As the accompanying cover article in this newsletter details, buffer strips along our streams, rivers and ditches perform several functions and deliver many benefits. They help to filter and reduce runoff pollutants, especially from cultivated land. Perennial root systems hold streambanks in place, reducing erosion. Buffers of grasses and trees in that critical zone where the water meets the land provide essential habitat for myriad species including songbirds, bees, butterflies and amphibians not to mention popular game species such as pheasants. Unfortunately, most of Minnesota’s shorelands are not required to have buffers and for those that are, the requirement is largely unenforced.
For me, what was striking about Governor Dayton’s proposal was the importance of strong leadership in defining and emphasizing ethical principles in the service of public policy. In his remarks the Governor said, “I recognize this will not be well received by some private landowners. The land may be yours, but the water belongs to all of us.” With these words the Governor eloquently set the frame for the debate: Property owners certainly have many rights that must be respected, but with those rights come responsibilities as well. When the manner in which the land is used or managed leads to degradation of the health of public waters downstream, the state has a legitimate role in setting certain minimum standards for stewardship.
Dayton’s proposed legislation is fair, flexible and long overdue.
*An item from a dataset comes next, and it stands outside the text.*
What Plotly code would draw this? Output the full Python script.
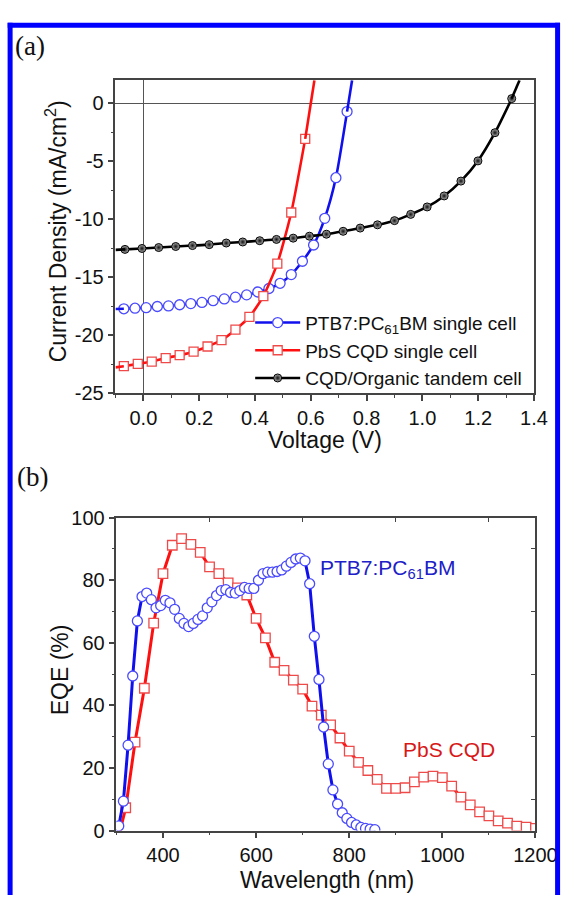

Importantly, the bill extends buffer protections to a much larger share of Minnesota’s waters including some smaller streams that don’t flow perennially. The proposal also includes thousands of miles of ditches, many of which are former natural streams that have been straightened to more efficiently drain agricultural land. We know these ditches are a primary delivery mechanism for pollution so it is essential that they are addressed.
In my 25 plus years working on water policy in Minnesota, Governor Dayton’s buffer initiative is perhaps the boldest and most far-reaching. Of course, it is still only a proposal and there is a long way to go before it becomes law. The legislature will certainly want to influence and shape the initiative and there are lawmakers who will oppose any buffer requirement despite the benefits they would provide for our water and wildlife.
Over half of the state drains to the Mississippi River so the importance of this proposal to the health of the Mississippi is very significant. We are grateful for the Governor’s progressive leadership on this issue and we look forward to working closely with the Dayton administration, supporters in the legislature and our thousands of Minnesota members to enact this proposal this year.